Le Temps
Jeudi 15 Septembre 2011
Le sort européen du projet «Rubik» passe-t-il par la case grecque? Au parlement de Strasbourg, la signature par l’Allemagne et le Royaume-Uni de deux accords fiscaux avec la Suisse provoque en tout cas une nouvelle levée de boucliers, motivée cette fois par la situation en Grèce. Affirmant que l’évasion fiscale grecque dans les banques helvétiques représente environ 200 milliards d’euros, soit plus que le dernier plan de sauvetage de l’UE (158 milliards y compris l’implication des créanciers privés), plusieurs eurodéputés ont exigé mercredi que la Commission européenne hausse le ton envers Berne. Avec, comme modèle, les pressions exercées actuellement sur la Confédération par les Etats-Unis.
«Le Parlement européen est dépourvu de compétences directes en matière fiscale, mais il pourrait par exemple auditionner les responsables américains et leur demander conseil», argumente l’eurodéputée socialiste française Pervenche Bérès, qui a depuis longtemps la Suisse dans le collimateur.
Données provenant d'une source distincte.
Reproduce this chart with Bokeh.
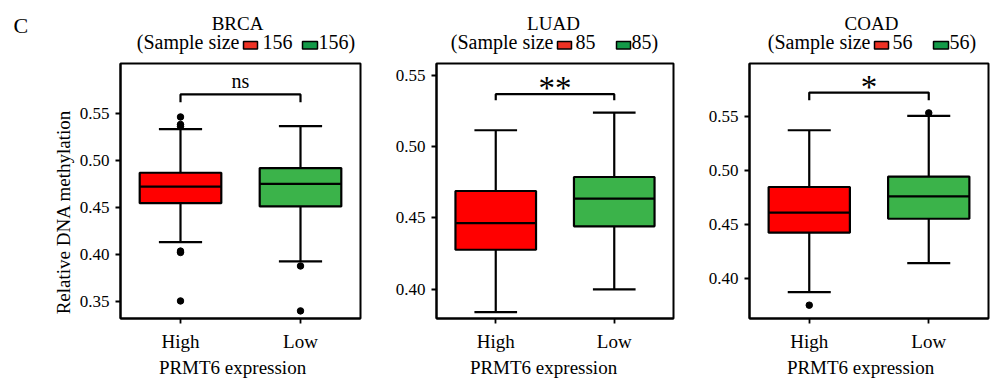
import math
from bokeh.plotting import figure
from bokeh.models import (Label, FixedTicker, PrintfTickFormatter,
                          FactorRange, Range1d, ColumnDataSource)
from bokeh.core.properties import value
from bokeh.transform import dodge
from bokeh.layouts import row, column
from bokeh.embed import file_html
from bokeh.resources import INLINE

# ---------------- data ----------------
groups = ["High", "Low"]
box_fill = ["#FF0000", "#3BB34A"]
swatch_fill = ["#EE3224", "#139A48"]

cancers = ["BRCA", "LUAD", "COAD"]
sample_sizes = [[156, 156], [85, 85], [56, 56]]
signif = ["ns", "**", "*"]
x_title = "PRMT6 expression"
y_title = "Relative DNA methylation"

q1 = [[0.4546, 0.4511], [0.4276, 0.4440], [0.4425, 0.4554]]
median = [[0.4723, 0.4752], [0.4463, 0.4634], [0.4610, 0.4761]]
q3 = [[0.4870, 0.4920], [0.4688, 0.4786], [0.4847, 0.4943]]
lower_whisker = [[0.4131, 0.3926], [0.3839, 0.3998], [0.3876, 0.4144]]
upper_whisker = [[0.5336, 0.5368], [0.5114, 0.5238], [0.5371, 0.5503]]

outlier_group = [["High", "High", "High", "High", "High", "High", "Low", "Low"],
                 [],
                 ["High", "Low"]]
outlier_value = [[0.5465, 0.5385, 0.5365, 0.4035, 0.4020, 0.3503, 0.3876, 0.3397],
                 [],
                 [0.3756, 0.5531]]

bracket_top = [0.5705, 0.5367, 0.5719]
bracket_leg = [0.5623, 0.5325, 0.5648]

y_ranges = [(0.3316, 0.6035), (0.3794, 0.5582), (0.3633, 0.5987)]
y_ticks = [[0.35, 0.40, 0.45, 0.50, 0.55],
           [0.40, 0.45, 0.50, 0.55],
           [0.40, 0.45, 0.50, 0.55]]

# ---------------- layout constants ----------------
FONT = "Liberation Serif"
HEADER_H = 56
BORDER_TOP = 7
FRAME_H = 255
BORDER_BOTTOM = 36
FOOTER_H = 25
PANEL_H = BORDER_TOP + FRAME_H + BORDER_BOTTOM
YLAB_W = 75
LW = 2.2

layout = [
    dict(x0=0, bl=120, fw=240, br=20),
    dict(x0=380, bl=56, fw=237, br=20),
    dict(x0=693, bl=56, fw=239, br=4),
]
# header / footer pieces, page px
title_cx = [237, 553, 871]
sq1 = [(243, 257), (557, 571), (874, 888)]
n1_x = [262, 575, 892]
sq2 = [(302, 317), (616, 630), (933, 948)]
n2_x = [318, 631, 949]
xlab_cx = [232, 543, 860]
ylab_c = (63, 229.5)


def blank(w, h):
    f = figure(width=w, height=h, x_range=Range1d(0, w), y_range=Range1d(h, 0),
               x_axis_type=None, y_axis_type=None, output_backend="svg",
               toolbar_location=None, min_border=0)
    f.outline_line_color = None
    f.xgrid.visible = False
    f.ygrid.visible = False
    f.background_fill_color = "white"
    f.border_fill_color = "white"
    return f


def fig_width(i):
    L = layout[i]
    return L["bl"] + L["fw"] + L["br"]


def make_header(i):
    x0 = layout[i]["x0"]
    h = blank(fig_width(i), HEADER_H)
    fnt = value(FONT)
    h.text(x=[title_cx[i] - x0], y=[22.5], text=[cancers[i]], text_font=fnt,
           text_font_size="19px", text_align="center", text_baseline="middle",
           text_color="black")
    h.text(x=[sq1[i][0] - 4 - x0], y=[41.5], text=["(Sample size"], text_font=fnt,
           text_font_size="20px", text_align="right", text_baseline="middle",
           text_color="black")
    h.text(x=[n1_x[i] - x0, n2_x[i] - x0], y=[41.5, 41.5],
           text=[str(sample_sizes[i][0]), str(sample_sizes[i][1]) + ")"],
           text_font=fnt, text_font_size="20px", text_align="left",
           text_baseline="middle", text_color="black")
    h.quad(left=[sq1[i][0] - x0, sq2[i][0] - x0], right=[sq1[i][1] - x0, sq2[i][1] - x0],
           top=[41, 41], bottom=[48.5, 48.5], fill_color=swatch_fill,
           line_color="black", line_width=1.5)
    if i == 0:
        h.text(x=[13], y=[25], text=["C"], text_font=fnt, text_font_size="22px",
               text_align="left", text_baseline="alphabetic", text_color="black")
    return h


def make_footer(i):
    x0 = layout[i]["x0"]
    f = blank(fig_width(i), FOOTER_H)
    f.text(x=[xlab_cx[i] - x0], y=[12.5], text=[x_title], text_font=value(FONT),
           text_font_size="19px", text_align="center", text_baseline="middle",
           text_color="black")
    return f


def make_ylabel():
    f = blank(YLAB_W, PANEL_H)
    f.text(x=[ylab_c[0]], y=[ylab_c[1] - HEADER_H], text=[y_title], angle=math.pi / 2,
           text_font=value(FONT), text_font_size="19px", text_align="center",
           text_baseline="middle", text_color="black")
    return f


def make_panel(i):
    lo, hi = y_ranges[i]
    L = layout[i]
    bl = L["bl"] - (YLAB_W if i == 0 else 0)
    fw = L["fw"]
    p = figure(width=bl + fw + L["br"], height=PANEL_H,
               x_range=FactorRange(*groups), y_range=Range1d(lo, hi),
               output_backend="svg", toolbar_location=None,
               min_border_left=bl, min_border_right=L["br"],
               min_border_top=BORDER_TOP, min_border_bottom=BORDER_BOTTOM)
    p.background_fill_color = "white"
    p.border_fill_color = "white"
    p.outline_line_color = "black"
    p.outline_line_width = 2
    p.outline_line_alpha = 1.0
    p.xgrid.visible = False
    p.ygrid.visible = False

    src = ColumnDataSource(dict(g=groups, q1=q1[i], med=median[i], q3=q3[i],
                                lw=lower_whisker[i], uw=upper_whisker[i],
                                fill=box_fill))
    # whiskers
    p.segment(x0="g", y0="q3", x1="g", y1="uw", source=src, line_color="black", line_width=LW)
    p.segment(x0="g", y0="q1", x1="g", y1="lw", source=src, line_color="black", line_width=LW)
    # caps
    for col in ("uw", "lw"):
        p.segment(x0=dodge("g", -0.18, range=p.x_range), y0=col,
                  x1=dodge("g", 0.18, range=p.x_range), y1=col,
                  source=src, line_color="black", line_width=LW)
    # boxes
    p.vbar(x="g", bottom="q1", top="q3", width=0.68, source=src,
           fill_color="fill", line_color="black", line_width=LW)
    p.segment(x0=dodge("g", -0.34, range=p.x_range), y0="med",
              x1=dodge("g", 0.34, range=p.x_range), y1="med",
              source=src, line_color="black", line_width=LW)
    # outliers
    if outlier_value[i]:
        p.scatter(x=outlier_group[i], y=outlier_value[i], size=6.5,
                  fill_color="black", line_color="black")
    # significance bracket
    p.line(x=[groups[0], groups[0], groups[1], groups[1]],
           y=[bracket_leg[i], bracket_top[i], bracket_top[i], bracket_leg[i]],
           line_color="black", line_width=LW)
    is_ns = signif[i] == "ns"
    p.add_layout(Label(x=1.0, y=bracket_top[i], text=signif[i], text_align="center",
                       text_baseline="alphabetic", y_offset=13 if is_ns else 6,
                       text_font=FONT, text_font_size="20px" if is_ns else "33px",
                       text_color="black"))

    # axes
    p.yaxis.ticker = FixedTicker(ticks=y_ticks[i])
    p.yaxis.formatter = PrintfTickFormatter(format="%.2f")
    for ax in (p.xaxis, p.yaxis):
        ax.axis_line_color = "black"
        ax.axis_line_width = 2
        ax.major_tick_line_color = "black"
        ax.major_tick_line_width = 1.8
        ax.major_tick_out = 5
        ax.major_tick_in = 0
        ax.minor_tick_line_color = None
        ax.major_label_text_font = FONT
        ax.major_label_text_color = "black"
    p.yaxis.major_label_text_font_size = "17px"
    p.xaxis.major_label_text_font_size = "19px"
    p.yaxis.major_label_standoff = 6
    p.xaxis.major_label_standoff = 7
    return p


headers = [make_header(i) for i in range(3)]
panels = [make_panel(i) for i in range(3)]
footers = [make_footer(i) for i in range(3)]
page = column(row(*headers, spacing=0),
              row(make_ylabel(), *panels, spacing=0),
              row(*footers, spacing=0), spacing=0)
open("out.html", "w").write(file_html(page, INLINE))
L’idée reste, pour ces partisans d’une traque fiscale accrue, que l’Union européenne obtienne de la Suisse des concessions identiques à celles faites à Washington. «Les accords signés par l’Allemagne et le Royaume-Uni ne doivent surtout pas inciter les autres pays de l’UE à négocier chacun de leur côté, poursuit l’élue. C’est tous ensemble que nous obtiendrons un rapport de force avantageux.»
L’autre cible est la Commission européenne, accusée d’avoir «laissé faire» Berlin et Londres et de n’avoir toujours pas réagi aux deux accords récemment conclus avec la Suisse. Mercredi, plusieurs parlementaires européens membres de la Commission des affaires économiques ont même évoqué l’idée d’une motion de défiance contre le commissaire à la Fiscalité Algirdas Semeta, jugé beaucoup trop passif. Une option également étudiée est une mission aux Etats-Unis, pour rencontrer les experts de l’IRS (le fisc américain) spécialisés dans la traque des avoirs placés dans les banques helvétiques. L’idée qu’un accord de type «Rubik» puisse être avantageux pour la Grèce, confrontée à un besoin urgent de financement et intéressée par une telle négociation, est toutefois prise en compte à Strasbourg, surtout dans le camp conservateur: «L’Etat grec n’est pas en mesure de faire rentrer l’impôt alors que la Suisse peut – et veut – payer pour régler son passif fiscal. Ne l’oublions pas», lche l’élu luxembourgeois Robert Goebbels.